As I mentioned earlier, I was mostly focused on the why, not the how. I read her post, re-read it many times it and decided to think about the how. How did our relationship end in the way that it did and is there any merit to the things that she said? My answer to that is yes. As it’s said, hindsight is 20/20. I can accept that I was passive aggressive, controlling, overly jealous, belittling towards her, emotionally abusive and unavailable among other things. I am not happy or proud about many things that I’ve done or said in my past and I work daily on becoming a better person. Nothing that she has spoken about publicly are things that we didn’t speak about in private, not once, but many times spanning over a few years.

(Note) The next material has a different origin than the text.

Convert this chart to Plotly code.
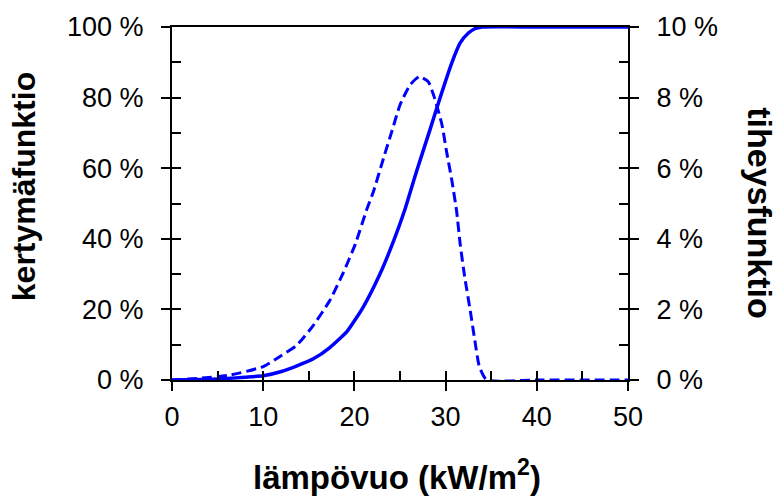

I recall that my response/remark to many of our issues was a cavalier “it’s not that big of a deal”; my default response to most of our issues.  For her, I think that the love, concern and need for a resolution turned into resentment over time. What I naively saw as an improvement in our relationship dynamic and a resolution of long standing issues that followed us throughout our relationship for years was just her choosing to keep her thoughts and emotions to herself which inevitably caused us to become distant, but I was too busy being lost in my own head to see it.

I have never loved any other woman the way that I have loved her and I don’t regret any of the time that we were together. I can truly say that a lot of the growth that I’ve experienced as a human being between 2010 and 2015 I attribute to her and our time together . Our conversations were many and varied from speaking about women’s rights, racism, homosexuality, education, love, religion, health, work  and many others; my evolution of thought on many topics are as a result of these  conversations.

We had an imperfect union, but every experience is an opportunity to learn, take responsibility and seek out growth. I am not in denial or oblivious about my shortcomings as a human being and the demise of my relationship is a consequence of those shortcomings. I accept that. I will continue to work towards becoming a better leader, partner/lover, friend and human being in whatever form that may take, whether through counseling or other otherwise.

We had a public relationship and a public breakup. The separation has been very hard for me, it being public has made it even more difficult. Thank you to everybody who has reached out in support; I appreciate every kind word.

Relationships are challenging, understandably so. Two people from two very different backgrounds with different views, experiences etc trying to operate as a unit in this crazy, but beautiful world is very, very difficult, but if I had to do it again, I would.

But I hope with all my being that I would be able to do it better.